また、『水平線の向こうに』という本には複雑な思いがあるけれど、それには触れない。

(「救援」516号、2012年4月10日発行から)
「檜森孝雄さんを偲んで――10年目の3・30に」
 二〇〇二年三月三〇日、桧森孝雄さんがイスラエルの暴虐に抗議の焼身決起をしてから、十年を迎えた。その生涯は、『水平線の向こうに――ルポルタージュ檜森孝雄』(二〇〇五年、風塵社刊)として一冊にまとめたことがあるので、そちらをご参照願いたい。生きていれば、六四歳であった。
 桧森さんは、律儀な人でもあったけどルーズな面もあった。生真面目さと同時に陽気でお茶目な一面も持っていた。温厚だったけどかたくなでもあった。そして、さっぱりしていた。
 そういう一筋縄ではいかない人柄で、私とはしばしば口論したものであったが、決して、私は桧森さんのことがきらいではなかった。いや、より正確に述べれば、その人柄に惹かれていた。惹かれていたから、甘えて、口論していたのかもしれない。桧森さんが私のことをどう思っていたのかは、もちろん知らない。
 あるとき、大した用件でもなかったが、桧森さんとどこかで落ち合うことになった。私は時間より少し早く着いたので、手持ちの本でも読んでいたのだろうか。そこに、時間どおり桧森さんが姿を現わした。開口一番、「君はこういうものは読んだことがないだろうから、あげるよ」と、手にしていた『軍事研究』(ジャパン・ミリタリー・レビュー刊)という雑誌を渡された。確かに、読んだことのない雑誌だ。ただし、その上から目線の勧められ方に少しムッとした私は、「こういうのは、どこをどういうふうに読んだらいいんですか」とたずねてみた。すると、「資本主義の喘ぎが伝わってくるはずだ」と、えらそうに語りやがる。

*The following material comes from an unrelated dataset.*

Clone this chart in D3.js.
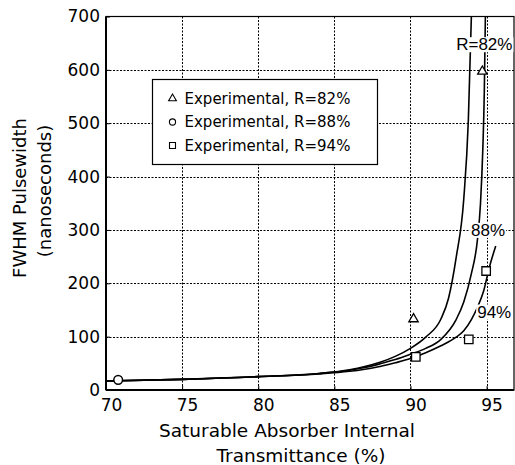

 とにかく、ありがたく拝受し、自宅に戻ってから読んでみることにした。その号の特集は、三菱重工が開発している新型戦車に関するもので、どこに資本主義の喘ぎがあったのかは見当もつかなかった。
 私が桧森さんと最後に話したのは、決起する数週間前のことだった。なにかの会合のあと数人で居酒屋に入った。酔っ払っていい気になってきた私は、「レーニンの洗濯女でもできる政治というのは差別的な表現だ」と、どうでもいいことを話し始めた。近くに座っていたAさんが、「それは時代性もあるんだから、それだけをもってレーニン批判を展開するのはおかしい」という主旨の正論を述べられた。隣りにいた桧森さんは、お前は何をくだらないことをしゃべってんだ? というような顔付きで、つまんなそうに酒を飲んでいた。
 そして、先月(2012年3月)三〇日、九回目のささやかな追悼会を、焼身決起した日比谷公園かもめの噴水前で行った。参会者は二十数名。今年はまだ桜が咲いていない。その場でしか会わない顔もあり、旧交を温める場にもなろうとしている。その後に入った居酒屋でKさんから、八〇年代半ばの桧森さんの話をうかがうことができた。長くなるので詳細は省くが、さもありなんという姿で、桧森さんのまっすぐさを感じられて少しうれしくなった。
 十年。短いようで短い歳月である。日本も世界も、私たち個々人の生活も、それなりに激動の日々であったと、だれしもが振り返ることだろう。その時間を桧森さんとも共有し、お互いに生活にあえぎ、酒を飲みながら愚痴をこぼし合いたかったと思わなくもないけれど、それは言っても詮方ないことだ。桧森さんの焼身決起の意味や理由を軽々しく論じたり、桧森さんとの近しさを誇示して何かを語るつもりもない。桧森さんの追悼めいたことを述べるのも、これで最後にしよう。